Glorybe: That is YOUR definition of "privacy".
I suggest that is sophistry: sounds reasonable, but on reflection, it is not. I suggest "privacy" = right to be left alone.
It ignores realism to think that anyone, other than an ultrawealthy recluse like the late Howard Hughes, has any choice but to go about in public. By your definition, with all the cameras to make those people, who are afraid of "freedom" to "feel safe", you are declaring no one has the human right to be left alone by others. Being left alone cannot include constant monitoring by "authorized" people, however one presumes such people to be all with absent ill-intentions. You are using the language of what psychiatriasts might characterize as "Starting Gate Prosecutors"...all of whom believe they know what all the rest of us are and are not supposed to do. "Freedom" never meant, or can mean, "safe". Those are contradictions. Hence, "Give me liberty or give me death" made all the sense in the world to the brave people who founded this country. They did not operate from a fear-based paradigm, as you apparently do.
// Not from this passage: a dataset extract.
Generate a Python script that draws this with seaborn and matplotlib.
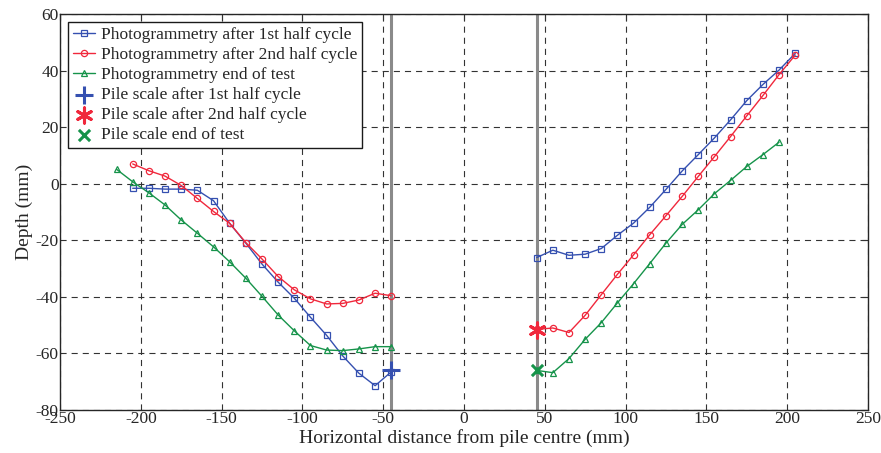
import numpy as np
import pandas as pd
import matplotlib.pyplot as plt
import seaborn as sns

sns.set_style('white')
plt.rcParams['font.family'] = ['Liberation Serif', 'DejaVu Serif']
plt.rcParams['axes.unicode_minus'] = False

# photogrammetry profiles, left and right of the pile
x_left = [-205, -195, -185, -175, -165, -155, -145, -135, -125, -115, -105, -95, -85, -75, -65, -55, -45]
x_left_end = [-215, -205, -195, -185, -175, -165, -155, -145, -135, -125, -115, -105, -95, -85, -75, -65, -55, -45]
x_right = [45, 55, 65, 75, 85, 95, 105, 115, 125, 135, 145, 155, 165, 175, 185, 195, 205]
x_right_end = [45, 55, 65, 75, 85, 95, 105, 115, 125, 135, 145, 155, 165, 175, 185, 195]

first_left = [-1.6, -1.6, -1.9, -1.9, -2.3, -6.0, -14.0, -21.0, -28.4, -34.8, -40.5, -47.2, -53.6, -60.9, -67.0, -71.4, -66.5]
first_right = [-26.1, -23.5, -25.3, -24.9, -22.9, -18.2, -13.9, -8.3, -2.0, 4.5, 10.3, 16.2, 22.6, 29.4, 35.1, 40.2, 46.1]
second_left = [7.0, 4.6, 2.7, -0.6, -5.2, -9.8, -14.0, -20.8, -26.6, -32.8, -37.5, -40.7, -42.5, -42.3, -41.1, -38.7, -39.6]
second_right = [-51.5, -51.0, -52.6, -46.5, -39.2, -32.0, -25.1, -18.0, -11.3, -4.5, 2.6, 9.6, 16.7, 24.0, 31.2, 38.6, 45.5]
end_left = [5.1, 0.7, -3.2, -7.5, -12.8, -17.5, -22.3, -27.6, -33.4, -39.8, -46.4, -52.0, -57.2, -58.8, -59.0, -58.4, -57.6, -57.6]
end_right = [-66.0, -66.8, -61.8, -55.0, -49.1, -42.1, -35.3, -28.2, -21.0, -14.4, -9.2, -3.5, 1.2, 6.1, 10.3, 14.7]

# pile scale readings
pile_x = [-45, 45, 45]
pile_y = [-65.8, -51.8, -65.9]

labels = ['Photogrammetry after 1st half cycle',
          'Photogrammetry after 2nd half cycle',
          'Photogrammetry end of test',
          'Pile scale after 1st half cycle',
          'Pile scale after 2nd half cycle',
          'Pile scale end of test']
pile_edge = [-45, 45]

colors = ['#3550b0', '#f0283c', '#16934a']
markers = ['s', 'o', '^']
profiles = [(x_left, first_left, x_right, first_right),
            (x_left, second_left, x_right, second_right),
            (x_left_end, end_left, x_right_end, end_right)]

fig = plt.figure(figsize=(8.81, 4.53), dpi=100)
ax = fig.add_axes([0.0681, 0.0949, 0.9171, 0.8741])

for xe in pile_edge:
    ax.axvline(xe, color='#8a8a8a', lw=2.2, zorder=1)

for i, (xl, yl, xr, yr) in enumerate(profiles):
    for j, (xx, yy) in enumerate([(xl, yl), (xr, yr)]):
        sns.lineplot(x=xx, y=yy, ax=ax, color=colors[i], marker=markers[i],
                     markersize=4.5, markerfacecolor='none', markeredgecolor=colors[i],
                     markeredgewidth=0.9, lw=1.0, sort=False, estimator=None,
                     label=labels[i] if j == 0 else None, zorder=3)

pile_markers = ['+', (6, 2, 0), 'x']
pile_sizes = [150, 120, 65]
for k in range(3):
    sns.scatterplot(x=[pile_x[k]], y=[pile_y[k]], ax=ax, marker=pile_markers[k],
                    s=pile_sizes[k], color=colors[k], linewidth=2.2,
                    label=labels[3 + k], zorder=4)

ax.set_xlim(-250, 250)
ax.set_ylim(-80, 60)
ax.set_xticks(np.arange(-250, 251, 50))
ax.set_yticks(np.arange(-80, 61, 20))
ax.grid(True, color='0.2', linestyle=(0, (5.5, 4.5)), lw=0.8)
ax.tick_params(direction='in', length=4, labelsize=12.5, top=True, right=True,
               color='0.2', pad=1)
for s in ax.spines.values():
    s.set_color('0.15')
    s.set_linewidth(1.0)

ax.set_xlabel('Horizontal distance from pile centre (mm)', fontsize=14, labelpad=1)
ax.set_ylabel('Depth (mm)', fontsize=14, labelpad=2)

leg = ax.legend(loc='upper left', fontsize=12.5, handlelength=1.25, handletextpad=0.35,
                labelspacing=0.22, borderpad=0.3, fancybox=False, framealpha=1,
                borderaxespad=0.45)
leg.get_frame().set_edgecolor('0.1')
leg.get_frame().set_linewidth(1.0)

fig.savefig('out.png', dpi=100)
A fairer description: Claiming people have "consented" to give up a fundamental freedom by going about in public is akin to declaring something like "by living you have consented to (something the declarer wants to be, in order to make himself/herself, safer). Which among us has the right to make such a declaration for all of us? The majority has no right to take fundamental freedoms from everyone, just to "feel" safe. Fear-based living is corrosive.....but wonderful for the security industry and authoritarian rule.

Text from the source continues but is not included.